When I go through Instagram, I come across certain trends. These last few weeks of the year, people rounded up their year with a post or a reel—videos or pictures of what they’ve done the the past year. People would also post how they began the year fresh and full of hope, but by the end, they felt like their year has been a mess.
I admit there are a lot of days when I wonder, “Was 2023 good to me?” Honestly, I have to say it was a happy year. Not a lot of people would actually admit to such a thing. But it was probably my happiest. My evidence would be my Favorites album on my phone. It’s full of pictures of things that I know had been good decisions.
Why do I say it was my happiest? What made 2023 different? I made a decision to choose things that made me happy. But at the same time, I kept in mind that I could do whatever makes me happy as long as I don’t hurt anyone. I kept in mind what someone once told me: I’m not that important for people to talk a lot about me. Harsh, but very true. It changed my perspective.
I lived my past year thinking no one cares what I do; I’m not that important for people to keep minding me, and I can do whatever I want.
When I used to come across interesting events, I would wish I could attend. But I always found some kind of reason not to go. I would tell myself, maybe next time. Now, I like to think things have changed. The past two years, I told myself, “Let’s do this! Let’s go!” I dragged my younger sister to many events this past year. We went to concerts and fairs, and traveled abroad. I got to see Harry Styles, Wi Ha Jun, and Lee Min Ho in just one year. I got to attend fairs like Komiket, Stickercon, Soiree, Purveyr Fair.

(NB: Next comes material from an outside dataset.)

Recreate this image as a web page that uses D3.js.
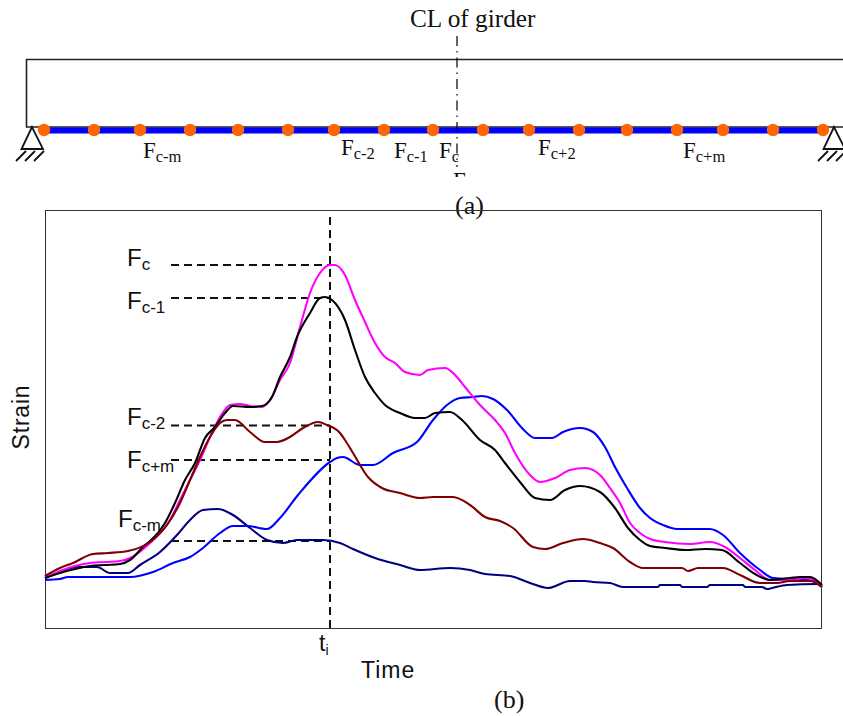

But what made me really happy about these experiences was that I got to spend time with people I love and with myself. It changed my life. I know these are my treasured memories. When I’m sick or old, these are things I will not regret, and most likely, will remember.
There were some lows in my year, but I thought to myself, “What can I do?” I don’t like staying sad, so I just accept that lows do happen. I made mistakes, I still get sad, I am not capable of certain acts, and I am not perfect. But I chant to myself, “Do not stress over things that you cannot control, and you can do something about things that are within your control.”
I also have a lot of things to be grateful for.
I’m very grateful to the people who have supported me to do what I want—my hype people and enablers. They are not only my family, but also friends. The pictures in my Favorites folder are not even half of the photos in my phone, and certainly not even one-eighth of the amazing events in my life in 2023. I used to love reading books because they transported me to places better than my own reality. Now, I still read, but I know experiencing life is grander.
Before, I felt like a moody teenager. I used to be insecure and very shy. I still have my insecurities, but I remind myself not to drag people down because of them. I would say I am more certain about who I am, compared to before. I may not be sure about the state I am in, but I’m sure about the qualities, principles, and values I have as a person.
When I checked my Facebook, an old post of mine popped up. These were my past New Year’s resolutions. It took me eight years to do, but I fulfilled them. They seemed impossible for me to accomplish, but I did it! I’ve learned that if you wish for something and work towards achieving it, it will eventually happen. There is a chance it won’t happen in a year, but it will eventually happen. I find myself very proud that these resolutions came true. I’ve come a long way.
If I were to evaluate my life, it has not been what I expected. I keep telling people I meet these days, that I used to have a planned-out life, and I was hardworking. Now I am learning, or trying to do my best to enjoy the present. This is something I never found myself doing. The year 2023 was a terrific one because I made decisions. And you know, I think, what made it the best was that it was the year I made decisions for myself.